The whole southeast is in the midst of a drought, but it’s been a fruitful year for Gainesville music–an especially amazing summer harvest. In January chamber folker Nicole Miglis released her debut EP; in February veteran bar country band The Ones to Blame released their first album in six years; June saw the debut of Nook & Cranny; and you can look forward to the first proper album from the experimental soul-folk band Levek later this year.
Right now, though, it’s time to talk about H.R. Gertner. He released the first of these EPs, Fell Down in the Street in April. Nothing I Want to Give Up Yet followed in June. Both offerings were recorded by Rob McGregor (who just did the Nook & Cranny record, and had previously done everything else important to ever come out of this town), and feature Nook & Cranny’s Mark Archer and Andrew Cook on accompaniment.
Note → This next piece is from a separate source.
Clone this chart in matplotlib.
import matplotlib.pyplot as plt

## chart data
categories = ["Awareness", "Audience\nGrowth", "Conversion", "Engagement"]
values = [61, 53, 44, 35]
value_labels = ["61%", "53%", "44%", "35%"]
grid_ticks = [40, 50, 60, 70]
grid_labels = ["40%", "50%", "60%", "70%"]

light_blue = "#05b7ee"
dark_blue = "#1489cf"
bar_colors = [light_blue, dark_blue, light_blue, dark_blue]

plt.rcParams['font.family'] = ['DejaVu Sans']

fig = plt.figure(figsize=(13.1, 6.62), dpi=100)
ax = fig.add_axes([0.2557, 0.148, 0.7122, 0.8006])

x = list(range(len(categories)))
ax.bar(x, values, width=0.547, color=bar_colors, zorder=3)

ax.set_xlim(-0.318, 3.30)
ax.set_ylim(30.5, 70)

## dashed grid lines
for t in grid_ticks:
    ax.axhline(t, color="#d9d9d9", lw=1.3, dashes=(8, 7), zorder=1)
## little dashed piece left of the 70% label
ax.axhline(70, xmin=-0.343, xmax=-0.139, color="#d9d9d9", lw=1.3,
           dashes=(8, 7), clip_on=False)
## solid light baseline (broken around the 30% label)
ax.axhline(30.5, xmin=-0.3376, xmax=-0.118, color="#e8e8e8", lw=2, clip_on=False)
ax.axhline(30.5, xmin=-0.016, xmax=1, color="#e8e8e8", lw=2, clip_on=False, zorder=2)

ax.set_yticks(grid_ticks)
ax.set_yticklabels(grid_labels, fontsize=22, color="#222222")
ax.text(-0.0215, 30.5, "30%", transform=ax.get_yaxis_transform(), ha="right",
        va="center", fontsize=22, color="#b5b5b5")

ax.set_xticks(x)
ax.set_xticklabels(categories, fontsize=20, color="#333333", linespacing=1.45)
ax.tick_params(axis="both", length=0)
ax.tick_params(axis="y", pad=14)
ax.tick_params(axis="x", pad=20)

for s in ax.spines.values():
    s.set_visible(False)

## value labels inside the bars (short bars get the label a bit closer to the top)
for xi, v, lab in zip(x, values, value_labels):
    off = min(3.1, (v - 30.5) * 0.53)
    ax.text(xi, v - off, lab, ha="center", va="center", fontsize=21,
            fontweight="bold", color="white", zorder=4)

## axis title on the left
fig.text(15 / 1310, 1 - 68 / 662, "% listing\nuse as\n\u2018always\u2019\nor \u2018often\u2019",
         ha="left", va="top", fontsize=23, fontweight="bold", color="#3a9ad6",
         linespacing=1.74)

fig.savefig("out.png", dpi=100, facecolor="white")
Gertner plays guitar, bass, drums, organ, anything lying on the floor, and whatever’s on his person that makes noise.
Fell Down in the Street is the darker of the two, and though it has its moments of Townes-esque desperation, it feels like it’s reaching too hard for hell. It doesn’t have a totally natural sink. However(!), those exact qualities give it the gritty, off-balance character of a Rolling Stones country effort. It also recalls really early, demo-era Uncle Tupelo.
Nothing I Want to Give Up Yet is much more relaxed, confident, and funny. It makes sense that a songwriter might shoot for Townes territory only to find that it’s unreachable because people like Townes are freakishly uncommon, and that the songwriter might land more in Guy Clark’s country. Clark—the professional who looked at songwriting as a craft the whole time and lived long enough to write good and bad songs and to learn how to eventually only write great ones. (Clark is still alive, for the record, though that verb tense makes it seem otherwise.) All of that is to say that Gertner is in his best form on his second EP. He’s back to earth—dirt out of his eyes—clearer vision.
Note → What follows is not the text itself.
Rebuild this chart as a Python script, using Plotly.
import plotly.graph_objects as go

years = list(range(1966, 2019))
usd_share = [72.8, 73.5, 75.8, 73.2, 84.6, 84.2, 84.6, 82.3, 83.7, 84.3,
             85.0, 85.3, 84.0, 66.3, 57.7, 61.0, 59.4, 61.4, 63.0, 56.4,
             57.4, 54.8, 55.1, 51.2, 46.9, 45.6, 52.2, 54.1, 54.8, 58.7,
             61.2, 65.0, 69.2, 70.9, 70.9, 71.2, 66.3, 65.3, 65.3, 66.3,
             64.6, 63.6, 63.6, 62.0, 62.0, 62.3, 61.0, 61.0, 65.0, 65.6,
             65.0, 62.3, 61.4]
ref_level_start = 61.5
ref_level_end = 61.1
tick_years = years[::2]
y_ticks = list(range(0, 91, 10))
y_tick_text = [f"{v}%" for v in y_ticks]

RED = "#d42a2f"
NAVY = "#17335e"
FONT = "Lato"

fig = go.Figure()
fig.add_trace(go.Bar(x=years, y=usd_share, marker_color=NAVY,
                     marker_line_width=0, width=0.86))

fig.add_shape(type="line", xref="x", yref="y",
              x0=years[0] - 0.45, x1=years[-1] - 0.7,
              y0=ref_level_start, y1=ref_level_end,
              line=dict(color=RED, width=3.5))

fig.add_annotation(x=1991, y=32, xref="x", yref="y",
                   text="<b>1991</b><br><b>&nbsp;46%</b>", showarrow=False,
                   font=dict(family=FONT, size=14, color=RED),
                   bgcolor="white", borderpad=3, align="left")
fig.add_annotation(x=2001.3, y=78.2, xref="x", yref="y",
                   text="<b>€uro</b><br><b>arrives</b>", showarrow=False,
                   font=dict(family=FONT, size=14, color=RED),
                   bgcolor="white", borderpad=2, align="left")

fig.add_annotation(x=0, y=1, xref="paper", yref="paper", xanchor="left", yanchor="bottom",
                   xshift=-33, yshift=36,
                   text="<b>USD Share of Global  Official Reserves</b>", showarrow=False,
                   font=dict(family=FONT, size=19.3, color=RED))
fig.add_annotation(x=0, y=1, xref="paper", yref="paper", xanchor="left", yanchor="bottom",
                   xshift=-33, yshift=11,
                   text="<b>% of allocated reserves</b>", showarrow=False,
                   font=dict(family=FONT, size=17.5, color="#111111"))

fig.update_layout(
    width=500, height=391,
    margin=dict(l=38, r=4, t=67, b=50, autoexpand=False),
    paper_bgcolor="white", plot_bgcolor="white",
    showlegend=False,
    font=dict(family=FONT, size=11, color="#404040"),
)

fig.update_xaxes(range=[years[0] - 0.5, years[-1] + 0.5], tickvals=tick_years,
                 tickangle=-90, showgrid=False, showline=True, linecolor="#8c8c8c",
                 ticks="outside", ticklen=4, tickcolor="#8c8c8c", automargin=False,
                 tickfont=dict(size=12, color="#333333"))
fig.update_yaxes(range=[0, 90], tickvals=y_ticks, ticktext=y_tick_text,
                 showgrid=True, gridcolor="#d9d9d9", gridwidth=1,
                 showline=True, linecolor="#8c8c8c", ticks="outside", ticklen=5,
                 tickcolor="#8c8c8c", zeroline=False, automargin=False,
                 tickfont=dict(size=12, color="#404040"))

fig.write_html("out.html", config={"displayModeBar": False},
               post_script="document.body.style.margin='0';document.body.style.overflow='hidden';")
Listen to them each with your own ears on Gertner’s bandcamp and if you’re in Gainesville, go see him play his Friday night residency at The Bull. All of you who like the Todd Farrell album, I’d recommend these EPs to y’all, and to any fan of Lucero, Townes, Guy, Slobberbone, Have Gun who ever wrote a song his/herself or wanted to.
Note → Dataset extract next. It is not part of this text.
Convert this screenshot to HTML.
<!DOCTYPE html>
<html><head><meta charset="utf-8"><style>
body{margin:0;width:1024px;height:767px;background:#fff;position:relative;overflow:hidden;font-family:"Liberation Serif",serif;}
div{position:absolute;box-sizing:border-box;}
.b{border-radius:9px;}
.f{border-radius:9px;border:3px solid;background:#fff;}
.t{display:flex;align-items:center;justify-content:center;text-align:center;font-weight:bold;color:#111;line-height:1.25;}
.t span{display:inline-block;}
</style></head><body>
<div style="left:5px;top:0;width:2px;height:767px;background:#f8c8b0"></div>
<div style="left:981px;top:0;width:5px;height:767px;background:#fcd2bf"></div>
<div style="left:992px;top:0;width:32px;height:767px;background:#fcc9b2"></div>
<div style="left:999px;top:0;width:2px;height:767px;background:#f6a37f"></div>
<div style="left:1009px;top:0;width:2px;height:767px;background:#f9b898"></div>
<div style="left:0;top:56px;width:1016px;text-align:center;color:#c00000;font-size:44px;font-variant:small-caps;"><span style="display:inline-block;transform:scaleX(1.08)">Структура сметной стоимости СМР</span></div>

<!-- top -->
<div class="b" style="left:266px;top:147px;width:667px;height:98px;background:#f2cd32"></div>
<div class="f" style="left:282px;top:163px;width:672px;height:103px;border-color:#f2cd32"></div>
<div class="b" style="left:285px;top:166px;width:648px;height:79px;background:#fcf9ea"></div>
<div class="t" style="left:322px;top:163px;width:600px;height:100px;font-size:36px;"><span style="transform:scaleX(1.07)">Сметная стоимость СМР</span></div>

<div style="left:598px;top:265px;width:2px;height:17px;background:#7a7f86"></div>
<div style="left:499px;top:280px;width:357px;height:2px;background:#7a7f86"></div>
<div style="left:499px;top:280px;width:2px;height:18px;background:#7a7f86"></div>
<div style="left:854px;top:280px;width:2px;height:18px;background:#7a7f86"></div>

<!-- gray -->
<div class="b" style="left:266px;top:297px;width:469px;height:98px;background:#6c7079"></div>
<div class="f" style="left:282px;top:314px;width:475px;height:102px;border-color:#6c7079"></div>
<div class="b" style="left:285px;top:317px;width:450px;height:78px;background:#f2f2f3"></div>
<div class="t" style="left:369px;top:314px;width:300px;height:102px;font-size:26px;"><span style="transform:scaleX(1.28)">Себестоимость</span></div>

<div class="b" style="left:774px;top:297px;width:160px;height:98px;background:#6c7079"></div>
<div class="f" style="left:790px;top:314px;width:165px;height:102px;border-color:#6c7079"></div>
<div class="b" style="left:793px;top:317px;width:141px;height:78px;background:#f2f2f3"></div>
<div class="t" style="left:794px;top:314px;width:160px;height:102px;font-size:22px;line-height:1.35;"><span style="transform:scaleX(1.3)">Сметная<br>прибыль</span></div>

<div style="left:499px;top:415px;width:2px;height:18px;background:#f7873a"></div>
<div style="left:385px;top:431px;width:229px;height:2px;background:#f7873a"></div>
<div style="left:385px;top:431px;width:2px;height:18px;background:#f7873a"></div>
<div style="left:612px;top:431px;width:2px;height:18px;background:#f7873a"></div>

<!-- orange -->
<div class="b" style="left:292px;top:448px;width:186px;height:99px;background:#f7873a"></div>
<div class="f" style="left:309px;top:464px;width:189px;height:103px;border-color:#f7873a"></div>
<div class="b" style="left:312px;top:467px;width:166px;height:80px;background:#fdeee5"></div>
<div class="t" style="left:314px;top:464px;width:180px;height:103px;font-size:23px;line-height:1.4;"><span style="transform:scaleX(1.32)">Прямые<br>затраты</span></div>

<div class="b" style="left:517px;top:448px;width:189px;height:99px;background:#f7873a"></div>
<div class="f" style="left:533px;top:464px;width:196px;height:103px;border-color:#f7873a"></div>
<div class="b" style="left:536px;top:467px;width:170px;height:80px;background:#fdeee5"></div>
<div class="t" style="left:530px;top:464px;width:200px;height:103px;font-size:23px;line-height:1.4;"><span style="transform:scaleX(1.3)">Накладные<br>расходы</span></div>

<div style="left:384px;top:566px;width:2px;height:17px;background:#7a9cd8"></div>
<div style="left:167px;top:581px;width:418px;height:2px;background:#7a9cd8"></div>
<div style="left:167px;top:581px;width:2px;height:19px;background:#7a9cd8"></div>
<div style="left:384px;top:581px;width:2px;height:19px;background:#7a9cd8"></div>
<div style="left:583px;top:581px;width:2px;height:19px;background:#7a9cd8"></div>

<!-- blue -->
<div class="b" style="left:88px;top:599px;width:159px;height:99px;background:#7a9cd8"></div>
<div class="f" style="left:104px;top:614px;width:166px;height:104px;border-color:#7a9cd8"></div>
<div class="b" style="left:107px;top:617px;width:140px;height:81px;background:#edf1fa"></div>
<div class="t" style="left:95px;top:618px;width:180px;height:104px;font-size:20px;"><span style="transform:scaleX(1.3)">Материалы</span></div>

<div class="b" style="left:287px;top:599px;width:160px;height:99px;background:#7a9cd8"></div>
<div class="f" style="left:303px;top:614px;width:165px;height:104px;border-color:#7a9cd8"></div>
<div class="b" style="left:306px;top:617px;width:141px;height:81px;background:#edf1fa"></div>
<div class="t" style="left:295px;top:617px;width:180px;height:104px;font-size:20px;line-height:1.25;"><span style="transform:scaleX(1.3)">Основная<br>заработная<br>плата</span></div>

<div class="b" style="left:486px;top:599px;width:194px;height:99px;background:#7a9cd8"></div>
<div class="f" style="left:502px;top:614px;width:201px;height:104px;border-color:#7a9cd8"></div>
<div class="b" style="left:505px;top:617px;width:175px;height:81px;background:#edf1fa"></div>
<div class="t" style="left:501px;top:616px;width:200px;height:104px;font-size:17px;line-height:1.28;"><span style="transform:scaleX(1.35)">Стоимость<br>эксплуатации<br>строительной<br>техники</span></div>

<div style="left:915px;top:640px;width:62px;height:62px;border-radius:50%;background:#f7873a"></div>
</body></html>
I first met Mr. Gertner when he agreed to play a Texas Music covers show I helped organize in Gainesville. He came forward with some of the best song selections that night—“The Last to Know” by Alejandro Escovedo, “Satin Sheets” by Willis Alan Ramsey, “Dunk You in The River” by Slobberbone. These EPs make good of that good taste. Nothing I Want to Give Up Yet is short-form Essential Listening.